> _Provided records_:

__________

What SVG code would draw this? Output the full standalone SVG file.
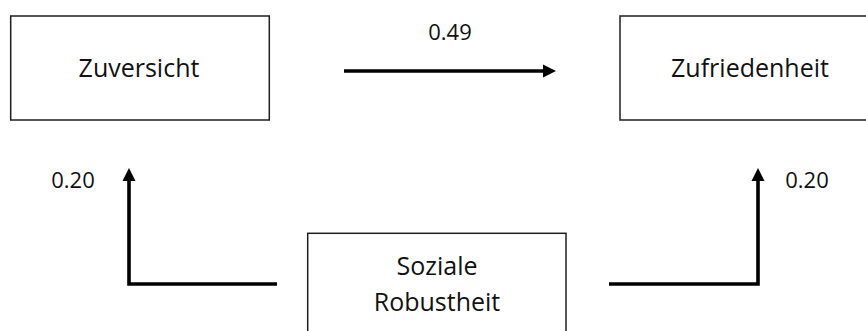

__________

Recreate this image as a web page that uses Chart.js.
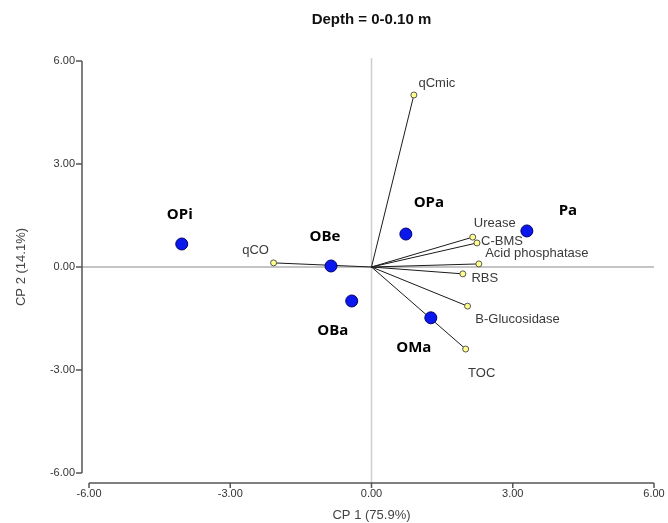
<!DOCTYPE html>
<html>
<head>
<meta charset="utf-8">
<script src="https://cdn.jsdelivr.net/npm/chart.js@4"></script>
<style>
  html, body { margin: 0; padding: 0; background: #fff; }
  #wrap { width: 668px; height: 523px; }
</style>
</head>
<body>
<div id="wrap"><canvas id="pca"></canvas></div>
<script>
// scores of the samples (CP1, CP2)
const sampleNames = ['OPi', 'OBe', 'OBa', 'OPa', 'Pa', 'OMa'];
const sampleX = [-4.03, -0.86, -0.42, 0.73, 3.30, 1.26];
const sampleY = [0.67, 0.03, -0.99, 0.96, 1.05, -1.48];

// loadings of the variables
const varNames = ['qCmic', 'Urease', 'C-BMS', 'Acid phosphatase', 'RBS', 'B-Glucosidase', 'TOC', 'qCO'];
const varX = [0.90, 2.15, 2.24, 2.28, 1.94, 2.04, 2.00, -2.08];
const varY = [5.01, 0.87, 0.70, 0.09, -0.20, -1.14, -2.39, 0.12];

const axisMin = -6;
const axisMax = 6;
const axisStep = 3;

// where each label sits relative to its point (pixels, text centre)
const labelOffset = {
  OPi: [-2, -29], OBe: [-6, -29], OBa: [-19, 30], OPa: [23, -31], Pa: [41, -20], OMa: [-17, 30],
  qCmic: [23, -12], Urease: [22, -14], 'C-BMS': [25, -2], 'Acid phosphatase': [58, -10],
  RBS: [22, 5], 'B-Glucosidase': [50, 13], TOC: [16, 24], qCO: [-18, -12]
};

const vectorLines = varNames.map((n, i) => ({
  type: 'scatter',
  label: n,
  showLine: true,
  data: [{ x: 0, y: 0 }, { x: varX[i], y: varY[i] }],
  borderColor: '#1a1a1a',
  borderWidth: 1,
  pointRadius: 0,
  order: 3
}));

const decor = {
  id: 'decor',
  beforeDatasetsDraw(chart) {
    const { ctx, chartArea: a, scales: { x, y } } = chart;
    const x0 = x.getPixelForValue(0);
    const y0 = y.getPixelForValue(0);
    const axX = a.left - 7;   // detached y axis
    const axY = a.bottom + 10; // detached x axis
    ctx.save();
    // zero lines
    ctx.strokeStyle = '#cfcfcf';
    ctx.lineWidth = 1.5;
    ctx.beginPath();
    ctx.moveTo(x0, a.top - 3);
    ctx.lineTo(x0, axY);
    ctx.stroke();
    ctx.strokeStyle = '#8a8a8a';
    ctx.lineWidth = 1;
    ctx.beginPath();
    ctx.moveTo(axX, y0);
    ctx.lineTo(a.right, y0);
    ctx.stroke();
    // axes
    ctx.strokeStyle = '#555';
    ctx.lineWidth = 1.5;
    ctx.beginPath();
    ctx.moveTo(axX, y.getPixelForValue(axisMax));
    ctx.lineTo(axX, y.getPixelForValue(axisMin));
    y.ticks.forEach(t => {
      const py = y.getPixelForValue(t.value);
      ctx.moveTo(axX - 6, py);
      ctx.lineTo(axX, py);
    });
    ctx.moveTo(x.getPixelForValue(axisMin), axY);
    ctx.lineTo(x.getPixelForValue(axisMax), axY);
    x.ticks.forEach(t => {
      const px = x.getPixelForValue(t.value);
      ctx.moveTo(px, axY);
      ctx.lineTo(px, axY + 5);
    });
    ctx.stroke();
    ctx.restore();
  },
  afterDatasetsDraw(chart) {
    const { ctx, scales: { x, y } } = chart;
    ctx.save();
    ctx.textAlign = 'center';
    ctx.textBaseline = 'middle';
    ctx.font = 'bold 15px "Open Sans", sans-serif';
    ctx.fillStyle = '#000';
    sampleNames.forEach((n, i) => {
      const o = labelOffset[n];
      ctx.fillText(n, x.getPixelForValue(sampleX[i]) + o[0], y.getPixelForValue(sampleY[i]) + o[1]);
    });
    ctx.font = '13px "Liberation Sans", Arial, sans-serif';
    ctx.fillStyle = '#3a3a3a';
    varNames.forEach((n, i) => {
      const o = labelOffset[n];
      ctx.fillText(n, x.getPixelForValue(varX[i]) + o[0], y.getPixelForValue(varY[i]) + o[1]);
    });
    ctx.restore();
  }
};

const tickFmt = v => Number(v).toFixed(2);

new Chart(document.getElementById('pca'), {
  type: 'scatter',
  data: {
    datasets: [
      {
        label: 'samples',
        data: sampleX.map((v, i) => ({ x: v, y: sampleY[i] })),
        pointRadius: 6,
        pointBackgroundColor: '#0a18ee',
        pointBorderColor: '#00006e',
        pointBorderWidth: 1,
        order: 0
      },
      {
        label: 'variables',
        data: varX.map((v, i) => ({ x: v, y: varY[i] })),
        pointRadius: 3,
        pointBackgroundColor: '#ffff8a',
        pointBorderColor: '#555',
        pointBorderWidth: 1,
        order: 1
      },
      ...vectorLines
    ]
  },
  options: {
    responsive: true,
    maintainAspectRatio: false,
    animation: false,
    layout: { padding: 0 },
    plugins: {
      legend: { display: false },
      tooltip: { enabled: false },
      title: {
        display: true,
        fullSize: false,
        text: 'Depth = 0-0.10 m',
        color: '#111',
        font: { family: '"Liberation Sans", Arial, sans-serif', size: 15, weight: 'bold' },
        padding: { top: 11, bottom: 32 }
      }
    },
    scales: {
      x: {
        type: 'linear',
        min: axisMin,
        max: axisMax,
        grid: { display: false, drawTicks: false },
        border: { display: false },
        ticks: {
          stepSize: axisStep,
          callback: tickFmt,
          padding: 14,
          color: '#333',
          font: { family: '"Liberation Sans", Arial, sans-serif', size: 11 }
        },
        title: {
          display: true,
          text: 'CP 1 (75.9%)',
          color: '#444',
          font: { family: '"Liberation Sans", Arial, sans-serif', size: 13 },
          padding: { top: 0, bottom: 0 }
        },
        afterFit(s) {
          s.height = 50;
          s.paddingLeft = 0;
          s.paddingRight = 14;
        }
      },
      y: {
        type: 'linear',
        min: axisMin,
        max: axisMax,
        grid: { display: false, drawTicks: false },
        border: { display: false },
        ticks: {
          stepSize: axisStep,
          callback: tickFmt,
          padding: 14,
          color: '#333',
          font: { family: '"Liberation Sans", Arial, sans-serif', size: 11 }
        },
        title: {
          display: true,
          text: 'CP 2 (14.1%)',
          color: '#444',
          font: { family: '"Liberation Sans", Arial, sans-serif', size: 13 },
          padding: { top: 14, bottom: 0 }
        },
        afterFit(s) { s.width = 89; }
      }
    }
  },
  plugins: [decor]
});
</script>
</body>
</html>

__________

> _Task_:
Check each line of the records for the word "this" and extract those that contain it.

> _Result_:
What SVG code would draw this? Output the full standalone SVG file.
Recreate this image as a web page that uses Chart.js.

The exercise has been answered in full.